Marseille, who play Newcastle in the Champions League on Tuesday night, spoiled a party at the weekend. Roberto De Zerbi’s side beat local rivals Nice 5-1, not only keeping pressure on leaders PSG, who comfortably beat Le Havre 3-0, but also dampening the atmosphere at the Allianz Riviera, where the home fans’ ultras celebrated their 40th anniversary with impressive pyrotechnic and firework displays. But the Nice players could not channel that energy. Pierre-Emerick Aubameyang, Mason Greenwood (twice), Timothy Weah and Igor Paixao scored for Marseille in what Nice midfielder Sofiane Diop called a “spanking”. While Franck Haise was left bemoaning Nice’s “insufficiency,” as they slumped to a fourth successive defeat in all competitions, De Zerbi spoke of a “moral boost” before his team’s must-win game in the Champions League.

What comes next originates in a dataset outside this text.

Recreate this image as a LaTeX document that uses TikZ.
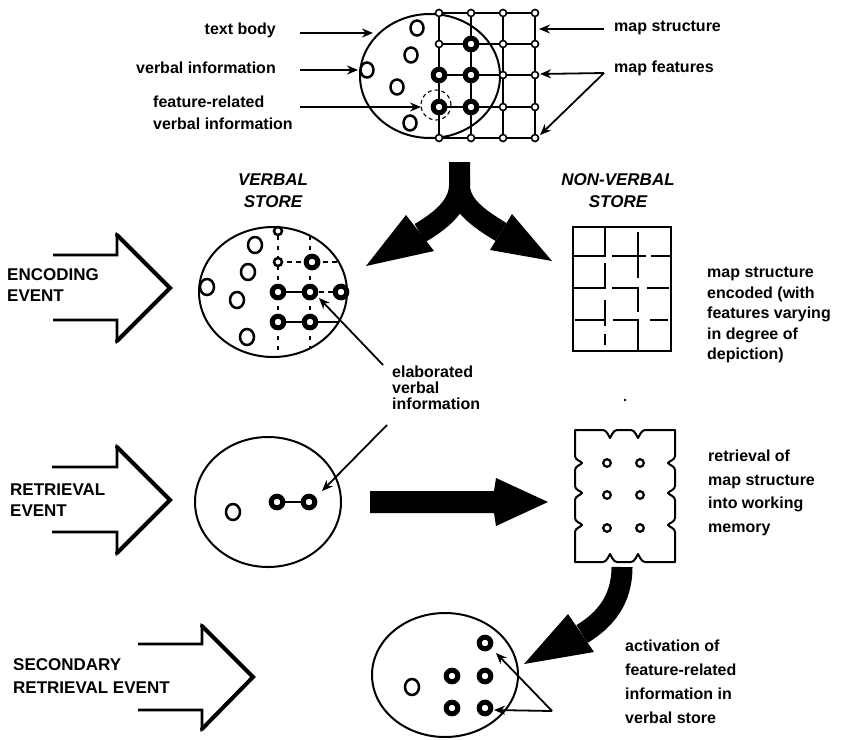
\documentclass[tikz,border=0pt]{standalone}
\usepackage{fontspec}
\setmainfont{Liberation Sans}
\usetikzlibrary{arrows.meta}
\begin{document}
\begin{tikzpicture}[x=1pt,y=-1pt,
  lbl/.style={font=\bfseries\fontsize{16}{20}\selectfont, inner sep=0pt, align=left},
  hd/.style={font=\bfseries\itshape\fontsize{17}{22}\selectfont, inner sep=0pt, align=center},
  ev/.style={font=\bfseries\fontsize{17}{21}\selectfont, inner sep=0pt, align=left},
  ring/.style={line width=5pt, draw, fill=white},
  oc/.style={line width=2.5pt, draw, fill=white},
  gn/.style={line width=1.6pt, draw, fill=white},
  ptr/.style={line width=1.8pt, -{Stealth[length=11pt,width=9pt]}},
  blk/.style={line width=2.6pt, line join=miter},
  blkh/.style={line width=4pt, line cap=round},
  band/.style={line width=21pt},
  outl/.style={line width=2pt},
]
\useasboundingbox (0,0) rectangle (850,739);

% ---------------- top figure ----------------
\draw[outl] (430,76) ellipse [x radius=70pt, y radius=62pt];
\foreach \gx in {439,471,503,535} \draw[outl] (\gx,13) -- (\gx,138);
\foreach \gy in {13,44,75,107,138} \draw[outl] (439,\gy) -- (535,\gy);
\foreach \p in {(417,28),(411,55),(397,87),(367,70),(410,123)}
  \draw[oc] \p ellipse [x radius=6.5pt, y radius=7.5pt];
\foreach \gx in {439,471,503,535}
  \foreach \gy in {13,44,75,107,138}
    \draw[gn] (\gx,\gy) circle [radius=3.5pt];
\foreach \p in {(471,44),(439,75),(471,75),(439,107),(471,107)}
  \draw[ring] \p circle [radius=5.8pt];
\draw[line width=1.1pt, dashed, dash pattern=on 4pt off 3pt] (436,105) circle [radius=15pt];

\node[lbl, anchor=east] (tb) at (276,30) {text body};
\node[lbl, anchor=east] (vi) at (276,68) {verbal information};
\node[lbl, anchor=north west, font=\bfseries\fontsize{16}{22}\selectfont] (fr) at (153,96) {feature-related\\verbal information};
\node[lbl, anchor=west] (ms) at (614,28) {map structure};
\node[lbl, anchor=west] (mf) at (614,68) {map features};

\coordinate (tbS) at (300,33);  \coordinate (tbE) at (373,33);
\coordinate (viS) at (300,70);  \coordinate (viE) at (358,70);
\coordinate (frS) at (300,107); \coordinate (frE) at (421,107);
\coordinate (msS) at (604,29);  \coordinate (msE) at (539,29);
\coordinate (mfS) at (604,73);  \coordinate (mfE1) at (540,74); \coordinate (mfE2) at (540,135);
\draw[ptr] (tbS) -- (tbE);
\draw[ptr] (viS) -- (viE);
\draw[ptr] (frS) -- (frE);
\draw[ptr] (msS) -- (msE);
\draw[ptr] (mfS) -- (mfE1);
\draw[ptr] (mfS) -- (mfE2);

% ---------------- split arrow ----------------
\draw[band] (459.5,162) -- (459.5,185) .. controls (459.5,205) and (442,220) .. (420,233);
\fill (406,215) -- (366,266) -- (434,251) -- cycle;
\draw[band] (459.5,180) -- (459.5,185) .. controls (459.5,205) and (478,218) .. (501,232);
\fill (512,214) -- (552,261) -- (490,250) -- cycle;

% ---------------- headings ----------------
\node[hd] (vs) at (273,191) {VERBAL\\STORE};
\node[hd] (nvs) at (618,191) {NON-VERBAL\\STORE};

% ---------------- encoding row ----------------
\draw[blk] (53,255) -- (117,255) -- (117,235) -- (170,288) -- (117,341) -- (117,320) -- (53,320);
\draw[blkh] (117,235) -- (170,288) -- (117,341);
\node[ev, anchor=north west] (enc) at (7,268) {ENCODING\\EVENT};

\draw[outl] (273,292) ellipse [x radius=74pt, y radius=65pt];
\begin{scope}
  \clip (273,292) ellipse [x radius=74pt, y radius=65pt];
  \draw[line width=1.6pt, dash pattern=on 4pt off 6pt] (278,226) -- (278,360);
  \draw[line width=1.6pt, dash pattern=on 4pt off 6pt] (310,226) -- (310,360);
  \draw[line width=1.6pt, dash pattern=on 5pt off 4pt] (278,262) -- (350,262);
  \draw[line width=1.6pt] (278,292) -- (310,292);
  \draw[line width=1.6pt, dash pattern=on 5pt off 4pt] (310,292) -- (350,292);
  \draw[line width=1.6pt] (278,322) -- (350,322);
\end{scope}
\foreach \p in {(255,245),(248,272),(207,287),(237,300),(247,337)}
  \draw[oc] \p ellipse [x radius=7pt, y radius=8pt];
\draw[oc] (278,231) circle [radius=4pt];
\draw[oc] (278,262) circle [radius=4pt];
\foreach \p in {(312,262),(278,292),(310,292),(278,322),(310,322),(341,292)}
  \draw[ring] \p circle [radius=5.8pt];

% non-verbal encoded grid
\draw[line width=2.2pt] (573,227) rectangle (671,351);
\begin{scope}[line width=2pt]
  \draw (573,256) -- (605,256) -- (605,227);
  \draw (612,256) -- (646,256);
  \draw (651,256) -- (671,256);
  \draw (605,263) -- (605,288) -- (573,288);
  \draw (612,288) -- (638,288) -- (638,312);
  \draw (647,288) -- (669,288);
  \draw (605,300) -- (605,326);
  \draw (575,320) -- (605,320);
  \draw (613,320) -- (638,320) -- (638,351);
  \draw (650,320) -- (668,320);
  \draw (605,334) -- (605,345);
  \draw (638,232) -- (638,278);
\end{scope}
\node[lbl, anchor=north west, font=\bfseries\fontsize{16}{20.5}\selectfont] (nvtxt) at (707,267)
  {map structure\\encoded (with\\features varying\\in degree of\\depiction)};

% elaborated verbal information
\node[lbl, anchor=north west, font=\bfseries\fontsize{16}{16}\selectfont] (elab) at (392,366)
  {elaborated\\verbal\\information};
\coordinate (elA) at (383,365); \coordinate (elAe) at (319,298);
\coordinate (elB) at (387,425); \coordinate (elBe) at (322,491);
\draw[ptr] (elA) -- (elAe);
\draw[ptr] (elB) -- (elBe);

\fill (625,400) circle [radius=1.3pt];

% ---------------- retrieval row ----------------
\draw[blk] (52,467) -- (117,467) -- (117,447) -- (170,500) -- (117,553) -- (117,532) -- (52,532);
\draw[blkh] (117,447) -- (170,500) -- (117,553);
\node[ev, anchor=north west] (ret) at (10,484) {RETRIEVAL\\EVENT};

\draw[outl] (268,502) ellipse [x radius=73pt, y radius=65pt];
\draw[oc] (233,512) ellipse [x radius=7pt, y radius=8pt];
\draw[line width=2pt] (277,502) -- (309,502);
\draw[ring] (277,502) circle [radius=5.8pt];
\draw[ring] (309,502) circle [radius=5.8pt];

\fill (370,491) -- (494,491) -- (496,478) -- (548,502) -- (496,526) -- (494,513) -- (370,513) -- cycle;

% retrieved map structure (torn rectangle)
\draw[line width=2pt, line join=round]
  (575,430) -- (603,430) .. controls (607,430) and (609,437) .. (610,438)
  .. controls (611,437) and (613,430) .. (617,430) -- (631,430)
  .. controls (635,430) and (637,437) .. (638,438)
  .. controls (639,437) and (641,430) .. (645,430) -- (675,430)
  -- (675,456) .. controls (675,460) and (669,461) .. (668,463)
  .. controls (669,465) and (675,466) .. (675,470) -- (675,486)
  .. controls (675,490) and (669,491) .. (668,493)
  .. controls (669,495) and (675,496) .. (675,500) -- (675,518)
  .. controls (675,522) and (669,523) .. (668,525)
  .. controls (669,527) and (675,528) .. (675,532) -- (675,562)
  -- (645,562) .. controls (641,562) and (639,555) .. (638,554)
  .. controls (637,555) and (635,562) .. (631,562) -- (617,562)
  .. controls (613,562) and (611,555) .. (610,554)
  .. controls (609,555) and (607,562) .. (603,562) -- (575,562)
  -- (575,532) .. controls (575,528) and (581,527) .. (582,525)
  .. controls (581,523) and (575,522) .. (575,518) -- (575,500)
  .. controls (575,496) and (581,495) .. (582,493)
  .. controls (581,491) and (575,490) .. (575,486) -- (575,470)
  .. controls (575,466) and (581,465) .. (582,463)
  .. controls (581,461) and (575,460) .. (575,456) -- cycle;
\foreach \p in {(607,463),(640,463),(607,495),(640,495),(607,528),(640,528)}
  \draw[line width=2.2pt, fill=white] \p circle [radius=3.8pt];
\node[lbl, anchor=north west, font=\bfseries\fontsize{16}{23.5}\selectfont] (rtxt) at (708,450)
  {retrieval of\\map structure\\into working\\memory};

% curved arrow to secondary store
\draw[band] (622,567) .. controls (622,600) and (605,620) .. (582,634);
\fill (568,614) -- (524,664) -- (594,652) -- cycle;

% ---------------- secondary row ----------------
\draw[blk] (138,644) -- (202,644) -- (202,626) -- (253,677) -- (202,729) -- (202,710) -- (138,710);
\draw[blkh] (202,626) -- (253,677) -- (202,729);
\node[ev, anchor=north west, font=\bfseries\fontsize{17}{23}\selectfont] (sec) at (13,658) {SECONDARY\\RETRIEVAL EVENT};

\draw[outl] (445,675) ellipse [x radius=73pt, y radius=62pt];
\draw[oc] (412,687) ellipse [x radius=7pt, y radius=8pt];
\foreach \p in {(485,643),(452,676),(485,676),(452,708),(485,708)}
  \draw[ring] \p circle [radius=5.8pt];
\coordinate (acA) at (552,711);
\coordinate (acE1) at (496,653);
\coordinate (acE2) at (494,710);
\draw[ptr] (acA) -- (acE1);
\draw[ptr] (acA) -- (acE2);
\node[lbl, anchor=north west, font=\bfseries\fontsize{16}{24}\selectfont] (atxt) at (625,640)
  {activation of\\feature-related\\information in\\verbal store};
\end{tikzpicture}
\end{document}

Strasbourg, in contrast, will try to forget about this weekend’s action quickly as they prepare to host Crystal Palace in the Conference League on Thursday. They lost 1-0 at high-flying Lens, who sit just two points behind PSG. Liam Rosenior started strikers Emanuel Emegha and Joaquín Panichelli together but they created very little of note. Rosenior faces a tricky dilemma. Both players made their international debuts during the recent international break (Emegha for the Netherlands, Panichelli for Argentina) and both seem undroppable – Emegha has been key to Strasbourg’s recent success and Panichelli went into this weekend as Ligue 1’s top scorer. Their partnership didn’t bear fruit, which gives the manager a difficult decision.